Turbo cleaning how-to?

Diesl

Veteran Member
Joined
Dec 3, 2012
Location
Chicago
TDI
'78 Golf Diesel (long gone); 2012 Jetta Sportwagen TDI w/ DSG
After 5 years and 80k miles, I'm seeing the actual manifold pressure lag a bit more behind the requested pressure than it used to. I'm watching the ratio actual/requested, and it drops a bit longer below 1 when stepping on it, and stays for a bit longer above 1 than it used to when taking the foot of the pedal.
I'm suspecting some crud accumulation on the adjustable turbo vanes.
What's the recommended way to clean them, without obliterating the DPF while doing it?
  • Water mist into the intake?
  • Can one flush the turbo while in place (disconnecting exhaust side inlet and outlet)?
  • Complete removal necessary?
  • Has anybody done that him/herself, or had it done at a car shop? How much?
Or will the dealer do it as part of the fix? :D
 

Henrick

Top Post Dawg
Joined
Aug 24, 2010
Location
Ireland
TDI
Golf VI TDI, 77 kW (CAYC)
You assumptions on the need of cleaning the turbo vanes are absolutely wrong.
DPF equipped cars do NOT have the sticky vanes problem at all. Due to higher EGTs and regens it's surprisingly clean down there.

If you are having some kind of problems, seek them elsewhere. Trust me, turbo vanes are really in pristine condition. I strongly would suggest not to mess with it.
 

crazyrunner33

Veteran Member
Joined
Jul 11, 2006
Location
NC
TDI
'10 Golf(bought back)
OP, just give the car a hot supper to help prevent the vanes from sticking. The engines that have vane sticking issues are normally the ones not driven hard.

I suspect the lack of vane sticking on the non SCR equipped TDI engines is related to the cheat, and now the agreement to not quite bring the car down to the original NOx emission agreement. Other DPF equipped diesels without SCR had nasty vane sticking issues. When using EGR or timing to bring down the combustion temperater for NOx reduction, PM increases and is caught by the DPF after the turbo. LNT helps a little bit, but not enough. SCR equipped engines on the other hand rarely have this issue.
 

Diesl

Veteran Member
Joined
Dec 3, 2012
Location
Chicago
TDI
'78 Golf Diesel (long gone); 2012 Jetta Sportwagen TDI w/ DSG
Interesting.
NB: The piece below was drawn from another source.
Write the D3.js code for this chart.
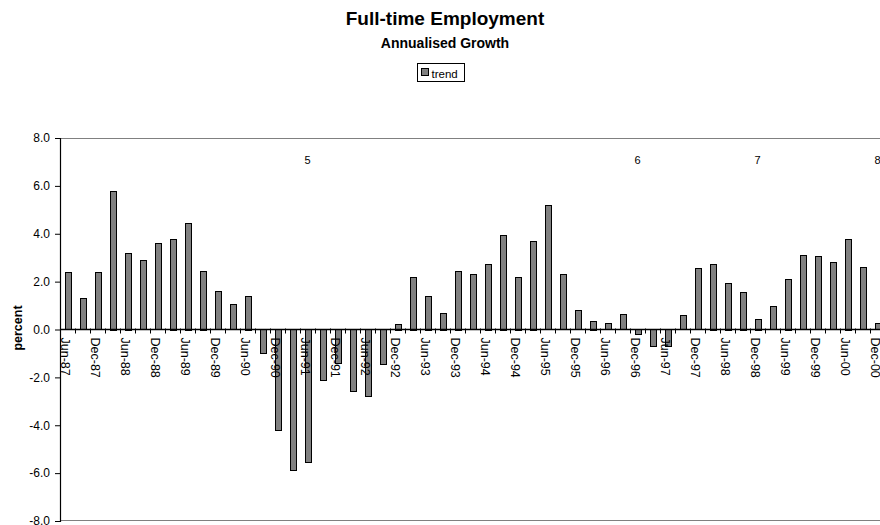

Is it hard to get a look at the vanes?

And what could be another reason for this perceived lag or stickiness of the pressure ratio?
 
Last edited:

ihatespeed

Veteran Member
Joined
Jan 12, 2013
Location
holbrook, ma
TDI
11 tdi wagon 6mt 15 golf 6mt (Wife's) 2000 Ford 350 7.3l 6mt 4x4 (technically a TDI)
I think you can activate the boost regulator via VCDS while its running, listen for a change in engine note, plus it will give full travel, might help clean up any carbon that's getting in the way. also if you get a mirror you might be able to watch the actuator rod move, see if it looks sticky. also look for an exhaust leak between the turbo and dpf, I had one and it at its worst prevented the engine from making boost at all, odd considering it was after the turbine housing, must have been causing turbulence.
 

turbobrick240

Top Post Dawg
Joined
Nov 18, 2014
Location
maine
TDI
2011 vw golf tdi(gone to greener pastures), 2001 ford f250 powerstroke
Yeah, I think a bad actuator is more likely than stuck vanes.